Friday 14 October 2011

Blowing Your Bugle, Beating Your Drum


DAILY BYTE

Yesterday I shared a personal anecdote with you about an experience I had playing the bugle and then the bass drum in a marching band.

I think that it can serve as some kind of parable for our lives. Think about it. Isn’t it true that we all have ideas and dreams about what our lives should be like? But then, through the circumstances of life, we find ourselves ‘drafted’ into things we never anticipated.

Painful & broken relationships.
Long working hours.
An unwanted pregnancy, or the struggle to fall pregnant.
Single parenthood.
Family living far away.
Illness.


And so we settle in and learn to play the tune given to us, accepting that that’s just the way it is and there’s nothing else for us to play. Like just 2 notes on the bugle. And many people assume that that’s all there is, and try to make peace with their mediocre lives, but they can’t.
Because we’ve all been made with a bigger purpose in mind than this.

Others try to take hold of their lives to make something more of it. Which of course is commendable. They find a drum and start to beat it – and maybe even a flashy leopard skin to put on. And so they start marching through life to the beat of their own drum – building their career, accumulating possessions & prestige & power, moving up in the world.

But in the end this too will only disappoint, because invariably life catches up with us. And sooner or later we’ll discover a strange paralysis creeping over us, a tiredness that makes it harder and harder just to keep up, reducing our creative efforts to nothing more than the frenetic beating of our little drums. And for what? We’ve been made with a bigger purpose in mind than this.

Hear this good news. That bigger purpose for which we’ve all been made lies beyond ourselves.

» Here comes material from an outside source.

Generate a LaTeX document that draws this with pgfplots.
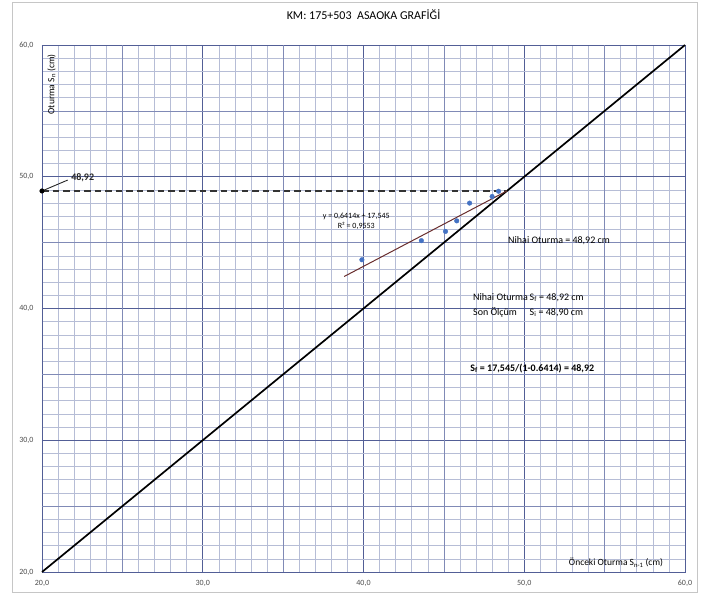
\documentclass[border=0pt]{standalone}
\usepackage{fontspec}
\setmainfont{Carlito}
\usepackage{pgfplots}
\pgfplotsset{compat=1.18}

\definecolor{gridmajor}{RGB}{82,94,150}
\definecolor{gridmid}{RGB}{128,138,182}
\definecolor{gridminor}{RGB}{182,189,214}
\definecolor{ptblue}{RGB}{68,114,196}
\definecolor{trend}{RGB}{105,45,45}

\begin{document}
\begin{tikzpicture}
\path[use as bounding box] (-42pt,-31pt) rectangle (659pt,572pt);
\draw[gray!45, line width=0.6pt] (-30pt,-20pt) rectangle (655pt,570pt);
\begin{axis}[
  at={(0,0)}, anchor=south west,
  scale only axis, width=643pt, height=527pt,
  xmin=20, xmax=60, ymin=20, ymax=60,
  xtick={20,30,40,50,60}, ytick={20,30,40,50,60},
  minor x tick num=9, minor y tick num=9,
  grid=both,
  major grid style={gridmajor, line width=0.9pt},
  minor grid style={gridminor, line width=0.6pt},
  extra x ticks={25,35,45,55}, extra y ticks={25,35,45,55},
  extra x tick labels={}, extra y tick labels={},
  extra tick style={grid=major, major grid style={gridmid, line width=0.7pt}},
  major tick length=0pt, minor tick length=0pt,
  axis line style={gridmajor, line width=0.9pt},
  /pgf/number format/fixed,
  /pgf/number format/fixed zerofill,
  /pgf/number format/precision=1,
  /pgf/number format/use comma,
  /pgf/number format/assume math mode=true,
  tick label style={font=\fontsize{8}{9}\selectfont, text=black!70},
  xticklabel style={yshift=-5pt},
  yticklabel style={xshift=-5pt},
  clip=false,
]
% 1:1 reference line
\addplot[black, line width=1.7pt] coordinates {(20,20) (60,60)};
% final settlement level
\addplot[black!80, line width=1.6pt, dash pattern=on 6.5pt off 4pt]
  coordinates {(20,48.92) (48.92,48.92)};
% linear trend y = 0.6414x + 17.545
\addplot[trend, line width=1pt] coordinates {(38.8,42.431) (48.92,48.922)};
% measured settlements S_n vs S_{n-1}
\addplot[only marks, mark=*, mark size=2.3pt, ptblue] coordinates {
  (39.9,43.7) (43.6,45.15) (45.1,45.85) (45.8,46.65)
  (46.6,48.0) (48.0,48.5) (48.4,48.9)
};
% marker on the S_n axis
\addplot[only marks, mark=*, mark size=2.3pt, black] coordinates {(20,48.92)};
\addplot[black!85, line width=0.9pt] coordinates {(20,48.92) (21.6,49.75)};
\node[anchor=west, font=\fontsize{10}{11}\selectfont\bfseries, text=black!85]
  at (axis cs:21.6,49.9) {48,92};

% title and axis captions
\node[font=\fontsize{12}{14}\selectfont] at (axis cs:40,62.3)
  {KM: 175+503\ \ ASAOKA GRAFİĞİ};
\node[rotate=90, anchor=east, font=\fontsize{9.5}{11}\selectfont]
  at (axis cs:20.6,59.55) {Oturma S\textsubscript{n} (cm)};
\node[anchor=east, font=\fontsize{9.5}{11}\selectfont]
  at (axis cs:58.85,20.7) {Önceki Oturma S\textsubscript{n-1} (cm)};

% trend line equation
\node[align=center, font=\fontsize{8}{9.5}\selectfont, inner sep=0pt]
  at (axis cs:39.55,46.6) {y = 0,6414x + 17,545\\R² = 0,9553};

% result annotations
\node[anchor=west, font=\fontsize{10}{11}\selectfont, inner sep=0pt]
  at (axis cs:48.99,45.12) {Nihai Oturma = 48,92 cm};
\node[anchor=north west, font=\fontsize{10}{15}\selectfont, inner sep=0pt]
  at (axis cs:46.81,41.45) {%
  \begin{tabular}{@{}l@{\,}l@{}}
  Nihai Oturma & S\textsubscript{f} = 48,92 cm\\
  Son Ölçüm & S\textsubscript{i} = 48,90 cm
  \end{tabular}};
\node[anchor=west, font=\fontsize{10}{11}\selectfont\bfseries, inner sep=0pt]
  at (axis cs:46.63,35.48) {S\textsubscript{f} = 17,545/(1-0.6414) = 48,92};
\end{axis}
\end{tikzpicture}
\end{document}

It is our purpose for sure, but it lies beyond us.

It is bigger than our capacity to imagine.
It is greater than our power to comprehend.
It is further than our ability to reach.


Which means that if we are to take hold of our true purpose, we need to be helped. And praise God, help is at hand.

It comes in the person of Jesus. Who enters our world and makes the boldest claim. He says, “I have come so that you might have life in all of its fullness.” And then he says, “Follow me.” It’s like he’s saying, ‘Put down that silly bugle, stop the futile beating of that bass drum. Your true purpose is much, much bigger than that. Rather, come with me and listen for the trumpet-call of God’s Kingdom. Come with me and march to the beat of a different drum.”

And over the ages, as people have responded to that simple invitation to follow Jesus, so they have found purpose for their lives, and a significance greater than they could ever have imagined.

The same can be true for you. I can’t tell each one of you what your specific purpose in this life is, but I can tell you who to follow if you want to find out. If you’re serious about that, then recognise this self-evident truth.

Following Jesus means being willing to move.

That’s a consistent theme throughout the scriptures, starting with Abram. God said to him, ‘Leave your country, your people and your father’s household and go to the land I will show you.’ And Abram was willing to move, and so discovered his purpose – to be the father of a great nation and a source of blessing to all the peoples of the earth.

Jesus’ invitation to follow him requires a radical and decisive response. It requires the willingness to move, to leave behind the things that hold you back in a purposeless kind of existence. Maybe it’s possessions or prestige or power. Maybe it’s a negative attitude, or a bad habit, or some deep-seated prejudice. Maybe it’s even the job you’re in, or the career you’ve chosen, or the lifestyle you’re leading. Maybe it’s a comfort zone you’ve grown accustomed to. Jesus said, ‘If you put your hand to the plough and then look back,’ hankering back to your old life, then you will miss out on the new life of God’s kingdom.

If you’re serious about following Jesus it means being willing to move, no matter how costly that may seem. But the blessing that it will bring is beyond anything that we could possibly imagine on our own!

PRAY AS YOU GO

Lord, you call me to follow you. It’s a call to let go of my own agenda, to lay aside my own futile attempts to find meaning in my life, and to trust you in a radical way. Give me wisdom to discern your call, and courage to obey. Amen.

SCRIPTURE READINGS

Genesis 12:1-4

Now the Lord said to Abram, ‘Go from your country and your kindred and your father’s house to the land that I will show you. I will make of you a great nation, and I will bless you, and make your name great, so that you will be a blessing. I will bless those who bless you, and the one who curses you I will curse; and in you all the families of the earth shall be blessed.’

So Abram went, as the Lord had told him; and Lot went with him. Abram was seventy-five years old when he departed from Haran.

Mark 1:16-20

As Jesus passed along the Sea of Galilee, he saw Simon and his brother Andrew casting a net into the lake — for they were fishermen. And Jesus said to them, ‘Follow me and I will make you fish for people.’ And immediately they left their nets and followed him. As he went a little farther, he saw James son of Zebedee and his brother John, who were in their boat mending the nets. Immediately he called them; and they left their father Zebedee in the boat with the hired men, and followed him.